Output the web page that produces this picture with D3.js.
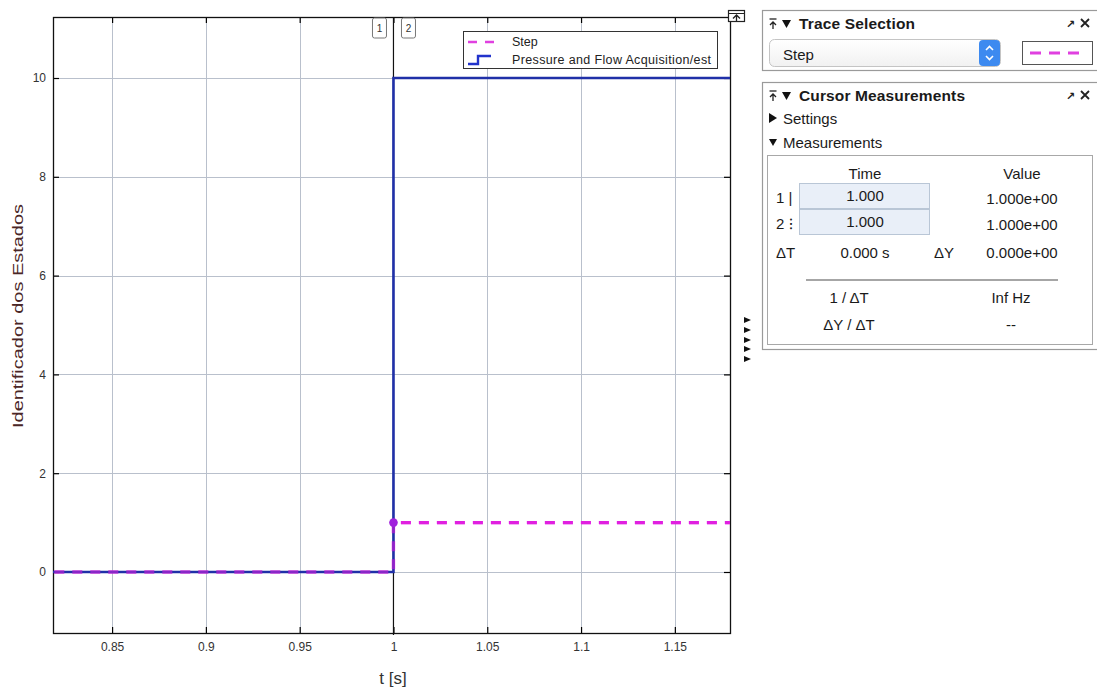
<!DOCTYPE html>
<html>
<head>
<meta charset="utf-8">
<script src="https://cdn.jsdelivr.net/npm/d3@7"></script>
<style>
  html, body { margin: 0; padding: 0; background: #fff; }
  svg { display: block; font-family: "Liberation Sans", Arial, Helvetica, sans-serif; }
</style>
</head>
<body>
<svg id="chart" width="1097" height="687"></svg>
<script>
// Signal samples (time in seconds)
const timeSamples   = [0.80, 1.0, 1.0, 1.20];
const stepValues    = [0, 0, 1, 1];
const pressureFlow  = [0, 0, 10, 10];
const seriesNames   = ["Step", "Pressure and Flow Acquisition/est"];

// Axis ticks
const xTicks = [0.85, 0.9, 0.95, 1, 1.05, 1.1, 1.15];
const yTicks = [0, 2, 4, 6, 8, 10];
const xDomain = [0.8185, 1.1794];
const yDomain = [-1.235, 11.235];

// Cursor readout
const cursorIds    = [1, 2];
const cursorTimes  = [1.000, 1.000];
const cursorValues = [1.0, 1.0];

const svg = d3.select("#chart");
const plot = { left: 53, right: 730, top: 17, bottom: 633 };

const x = d3.scaleLinear().domain(xDomain).range([plot.left, plot.right]);
const y = d3.scaleLinear().domain(yDomain).range([plot.bottom, plot.top]);

svg.append("defs").append("clipPath").attr("id", "plotClip")
  .append("rect")
  .attr("x", plot.left).attr("y", plot.top)
  .attr("width", plot.right - plot.left).attr("height", plot.bottom - plot.top);

// Grid
const grid = svg.append("g").attr("stroke", "#b9c0cc").attr("stroke-width", 1);
grid.selectAll("line.v").data(xTicks).join("line")
  .attr("x1", d => Math.round(x(d)) + 0.5).attr("x2", d => Math.round(x(d)) + 0.5)
  .attr("y1", plot.top).attr("y2", plot.bottom);
grid.selectAll("line.h").data(yTicks).join("line")
  .attr("y1", d => Math.round(y(d)) + 0.5).attr("y2", d => Math.round(y(d)) + 0.5)
  .attr("x1", plot.left).attr("x2", plot.right);

// Axes with inward ticks
function styleAxis(g) {
  g.select(".domain").remove();
  g.selectAll(".tick line").attr("stroke", "#000").attr("stroke-width", 1.2);
  g.selectAll(".tick text").attr("fill", "#333").attr("font-size", 12)
    .attr("font-family", "'Liberation Sans', Arial, sans-serif");
}
svg.append("g").attr("transform", `translate(0,${plot.bottom})`)
  .call(d3.axisBottom(x).tickValues(xTicks).tickFormat(d3.format("")).tickSize(-6).tickPadding(9))
  .call(styleAxis);
svg.append("g").attr("transform", `translate(0,${plot.top})`)
  .call(d3.axisTop(x).tickValues(xTicks).tickFormat("").tickSize(-6))
  .call(styleAxis);
svg.append("g").attr("transform", `translate(${plot.left},0)`)
  .call(d3.axisLeft(y).tickValues(yTicks).tickSize(-6).tickPadding(7))
  .call(styleAxis);
svg.append("g").attr("transform", `translate(${plot.right},0)`)
  .call(d3.axisRight(y).tickValues(yTicks).tickFormat("").tickSize(-6))
  .call(styleAxis);

// Frame
svg.append("rect")
  .attr("x", plot.left + 0.5).attr("y", plot.top + 0.5)
  .attr("width", plot.right - plot.left).attr("height", plot.bottom - plot.top)
  .attr("fill", "none").attr("stroke", "#111").attr("stroke-width", 1.3);

// Cursor line at the shared cursor time
svg.append("line")
  .attr("x1", x(cursorTimes[0])).attr("x2", x(cursorTimes[0]))
  .attr("y1", plot.top).attr("y2", plot.bottom + 2)
  .attr("stroke", "#111").attr("stroke-width", 1.2);

// Traces
const stepData = timeSamples.map((t, i) => [t, stepValues[i]]);
const pfData   = timeSamples.map((t, i) => [t, pressureFlow[i]]);
const line = d3.line().x(d => x(d[0])).y(d => y(d[1]));
const traces = svg.append("g").attr("clip-path", "url(#plotClip)");

traces.append("path").datum(stepData).attr("d", line)
  .attr("fill", "none").attr("stroke", "#e020e0").attr("stroke-width", 3.2)
  .attr("stroke-dasharray", "10,8");
traces.append("path").datum(pfData).attr("d", line)
  .attr("fill", "none").attr("stroke", "#2030a8").attr("stroke-width", 2.6);
traces.append("path").datum(stepData).attr("d", line)
  .attr("fill", "none").attr("stroke", "#e020e0").attr("stroke-width", 3.2)
  .attr("stroke-dasharray", "10,8").attr("opacity", 0.55);

// Cursor marker on the step trace
svg.append("circle")
  .attr("cx", x(cursorTimes[0])).attr("cy", y(cursorValues[0])).attr("r", 4.3)
  .attr("fill", "#a020dc");

// Cursor tags
const tagX = [x(cursorTimes[0]) - 14, x(cursorTimes[1]) + 15];
cursorIds.forEach((id, i) => {
  const g = svg.append("g").attr("transform", `translate(${tagX[i]},28)`);
  g.append("rect").attr("x", -7).attr("y", -10).attr("width", 14).attr("height", 20)
    .attr("rx", 2).attr("fill", "#fff").attr("stroke", "#777").attr("stroke-width", 1);
  g.append("text").attr("text-anchor", "middle").attr("y", 4).attr("font-size", 10)
    .attr("fill", "#333").text(id);
});

// Legend
const lg = svg.append("g");
lg.append("rect").attr("x", 463.5).attr("y", 31.5).attr("width", 254).attr("height", 37)
  .attr("fill", "#fff").attr("stroke", "#333").attr("stroke-width", 1);
lg.append("line").attr("x1", 468).attr("x2", 499).attr("y1", 42).attr("y2", 42)
  .attr("stroke", "#e040e0").attr("stroke-width", 2.5).attr("stroke-dasharray", "9,8");
lg.append("path").attr("d", "M468,64 H478 V56 H491")
  .attr("fill", "none").attr("stroke", "#2233cc").attr("stroke-width", 2.4);
lg.selectAll("text").data(seriesNames).join("text")
  .attr("x", 512).attr("y", (d, i) => 46 + i * 18)
  .attr("font-size", 12.5).attr("fill", "#222")
  .attr("textLength", (d, i) => i === 1 ? 199 : null)
  .attr("lengthAdjust", "spacing")
  .text(d => d);

// Axis titles
svg.append("text").attr("x", 393).attr("y", 684).attr("text-anchor", "middle")
  .attr("font-size", 17).attr("fill", "#333").text("t [s]");
svg.append("text").attr("transform", "translate(23,316) rotate(-90)")
  .attr("text-anchor", "middle").attr("font-size", 15.5).attr("fill", "#4a2626")
  .attr("textLength", 224).attr("lengthAdjust", "spacingAndGlyphs")
  .text("Identificador dos Estados");

// Undock icon at plot corner
const ui = svg.append("g");
ui.append("rect").attr("x", 728.5).attr("y", 10.5).attr("width", 16).attr("height", 11)
  .attr("fill", "#fff").attr("stroke", "#222").attr("stroke-width", 1.2);
ui.append("line").attr("x1", 729).attr("x2", 744).attr("y1", 13.5).attr("y2", 13.5).attr("stroke", "#222");
ui.append("path").attr("d", "M736.5,21 V15.5 M733,18.5 L736.5,15 L740,18.5")
  .attr("fill", "none").attr("stroke", "#222").attr("stroke-width", 1.3);

// Collapsed side toolbar arrows
[320, 330, 340, 349, 359].forEach(ty => {
  svg.append("path").attr("d", `M744,${ty - 3} L751,${ty} L744,${ty + 3} Z`).attr("fill", "#111");
});

// ---------- Side panels ----------
function pinIcon(g, px, py) {
  g.append("line").attr("x1", px - 3.5).attr("x2", px + 3.5).attr("y1", py - 5).attr("y2", py - 5)
    .attr("stroke", "#222").attr("stroke-width", 1.3);
  g.append("path").attr("d", `M${px},${py + 5} V${py - 2} M${px - 3},${py + 1} L${px},${py - 2} L${px + 3},${py + 1}`)
    .attr("fill", "none").attr("stroke", "#222").attr("stroke-width", 1.3);
}
function panelHeader(g, title, hy, len) {
  pinIcon(g, 773, hy - 5);
  g.append("path").attr("d", `M782,${hy - 9} L791,${hy - 9} L786.5,${hy - 1} Z`).attr("fill", "#111");
  g.append("text").attr("x", 799).attr("y", hy).attr("font-size", 15.5).attr("font-weight", "bold")
    .attr("fill", "#1a1a1a").attr("textLength", len).attr("lengthAdjust", "spacing").text(title);
  g.append("text").attr("x", 1066).attr("y", hy - 1).attr("font-size", 11).attr("font-weight", "bold")
    .attr("font-family", "'DejaVu Sans', sans-serif").attr("fill", "#222").text("\u2197");
  g.append("path").attr("d", `M1081,${hy - 10} L1089,${hy - 2} M1089,${hy - 10} L1081,${hy - 2}`)
    .attr("stroke", "#222").attr("stroke-width", 1.8);
}

// Trace Selection panel
const p1 = svg.append("g");
p1.append("rect").attr("x", 762.5).attr("y", 10.5).attr("width", 340).attr("height", 60)
  .attr("fill", "#fff").attr("stroke", "#9a9a9a").attr("stroke-width", 1.2);
panelHeader(p1, "Trace Selection", 29, 116);
const grad = svg.select("defs").append("linearGradient").attr("id", "ddGrad")
  .attr("x1", 0).attr("y1", 0).attr("x2", 0).attr("y2", 1);
grad.append("stop").attr("offset", 0).attr("stop-color", "#ffffff");
grad.append("stop").attr("offset", 1).attr("stop-color", "#f1f1f1");
p1.append("rect").attr("x", 769.5).attr("y", 39.5).attr("width", 231).attr("height", 27).attr("rx", 5)
  .attr("fill", "url(#ddGrad)").attr("stroke", "#c4c4c4");
p1.append("rect").attr("x", 979).attr("y", 40).attr("width", 21).attr("height", 26).attr("rx", 4)
  .attr("fill", "#3d8af0");
p1.append("path").attr("d", "M986,50 L989.5,46.5 L993,50 M986,56 L989.5,59.5 L993,56")
  .attr("fill", "none").attr("stroke", "#fff").attr("stroke-width", 1.6);
p1.append("text").attr("x", 783).attr("y", 60).attr("font-size", 15).attr("fill", "#1a1a1a")
  .text(seriesNames[0]);
p1.append("rect").attr("x", 1022.5).attr("y", 41.5).attr("width", 70).attr("height", 23)
  .attr("fill", "#fff").attr("stroke", "#555").attr("stroke-width", 1);
p1.append("line").attr("x1", 1030).attr("x2", 1087).attr("y1", 53).attr("y2", 53)
  .attr("stroke", "#e040e0").attr("stroke-width", 3).attr("stroke-dasharray", "11,8");

// Cursor Measurements panel
const p2 = svg.append("g");
p2.append("rect").attr("x", 762.5).attr("y", 82.5).attr("width", 340).attr("height", 267)
  .attr("fill", "#fff").attr("stroke", "#9a9a9a").attr("stroke-width", 1.2);
panelHeader(p2, "Cursor Measurements", 101, 166);
p2.append("path").attr("d", "M769,113 L777,118 L769,123 Z").attr("fill", "#111");
p2.append("text").attr("x", 783).attr("y", 124).attr("font-size", 15).attr("fill", "#1a1a1a").text("Settings");
p2.append("path").attr("d", "M769,139 L777,139 L773,146 Z").attr("fill", "#111");
p2.append("text").attr("x", 783).attr("y", 148).attr("font-size", 15).attr("fill", "#1a1a1a").text("Measurements");
p2.append("rect").attr("x", 767.5).attr("y", 155.5).attr("width", 325).attr("height", 189)
  .attr("fill", "#fff").attr("stroke", "#a8a8a8").attr("stroke-width", 1);

const fmtT = d3.format(".3f");
const fmtE = v => v.toExponential(3).replace(/e([+-])(\d)$/, "e$10$2");
const colTime = 865, colVal = 1022;
function t2(txt, tx, ty, anchor) {
  p2.append("text").attr("x", tx).attr("y", ty).attr("text-anchor", anchor || "middle")
    .attr("font-size", 15).attr("fill", "#1a1a1a").text(txt);
}
t2("Time", colTime, 179);
t2("Value", colVal, 179);
const rowMarks = ["1 |", "2 \u205D"];
cursorIds.forEach((id, i) => {
  const ry = 183 + i * 26;
  p2.append("rect").attr("x", 799.5).attr("y", ry + 0.5).attr("width", 130).attr("height", 25)
    .attr("fill", "#e9eff8").attr("stroke", "#b9c6d6");
  t2(rowMarks[i], 776, 203 + i * 26, "start");
  t2(fmtT(cursorTimes[i]), colTime, 201 + i * 26);
  t2(fmtE(cursorValues[i]), colVal, 204 + i * 26);
});
const dT = cursorTimes[1] - cursorTimes[0];
const dY = cursorValues[1] - cursorValues[0];
t2("\u0394T", 776, 258, "start");
t2(fmtT(dT) + " s", colTime, 258);
t2("\u0394Y", 944, 258);
t2(fmtE(dY), colVal, 258);
p2.append("line").attr("x1", 806).attr("x2", 1058).attr("y1", 280).attr("y2", 280)
  .attr("stroke", "#888").attr("stroke-width", 1.3);
t2("1 / \u0394T", 849, 303);
t2(dT === 0 ? "Inf Hz" : d3.format(".3f")(1 / dT) + " Hz", 1011, 303);
t2("\u0394Y / \u0394T", 849, 330);
t2(dT === 0 ? "--" : fmtE(dY / dT), 1011, 330);
</script>
</body>
</html>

#### [Exercise instructions]
Each line from the top of the material through the line containing "plot.bottom - plot.top);" should be reproduced exactly; please drop any images.

#### [Solved exercise]
Output the web page that produces this picture with D3.js.
<!DOCTYPE html>
<html>
<head>
<meta charset="utf-8">
<script src="https://cdn.jsdelivr.net/npm/d3@7"></script>
<style>
  html, body { margin: 0; padding: 0; background: #fff; }
  svg { display: block; font-family: "Liberation Sans", Arial, Helvetica, sans-serif; }
</style>
</head>
<body>
<svg id="chart" width="1097" height="687"></svg>
<script>
// Signal samples (time in seconds)
const timeSamples   = [0.80, 1.0, 1.0, 1.20];
const stepValues    = [0, 0, 1, 1];
const pressureFlow  = [0, 0, 10, 10];
const seriesNames   = ["Step", "Pressure and Flow Acquisition/est"];

// Axis ticks
const xTicks = [0.85, 0.9, 0.95, 1, 1.05, 1.1, 1.15];
const yTicks = [0, 2, 4, 6, 8, 10];
const xDomain = [0.8185, 1.1794];
const yDomain = [-1.235, 11.235];

// Cursor readout
const cursorIds    = [1, 2];
const cursorTimes  = [1.000, 1.000];
const cursorValues = [1.0, 1.0];

const svg = d3.select("#chart");
const plot = { left: 53, right: 730, top: 17, bottom: 633 };

const x = d3.scaleLinear().domain(xDomain).range([plot.left, plot.right]);
const y = d3.scaleLinear().domain(yDomain).range([plot.bottom, plot.top]);

svg.append("defs").append("clipPath").attr("id", "plotClip")
  .append("rect")
  .attr("x", plot.left).attr("y", plot.top)
  .attr("width", plot.right - plot.left).attr("height", plot.bottom - plot.top);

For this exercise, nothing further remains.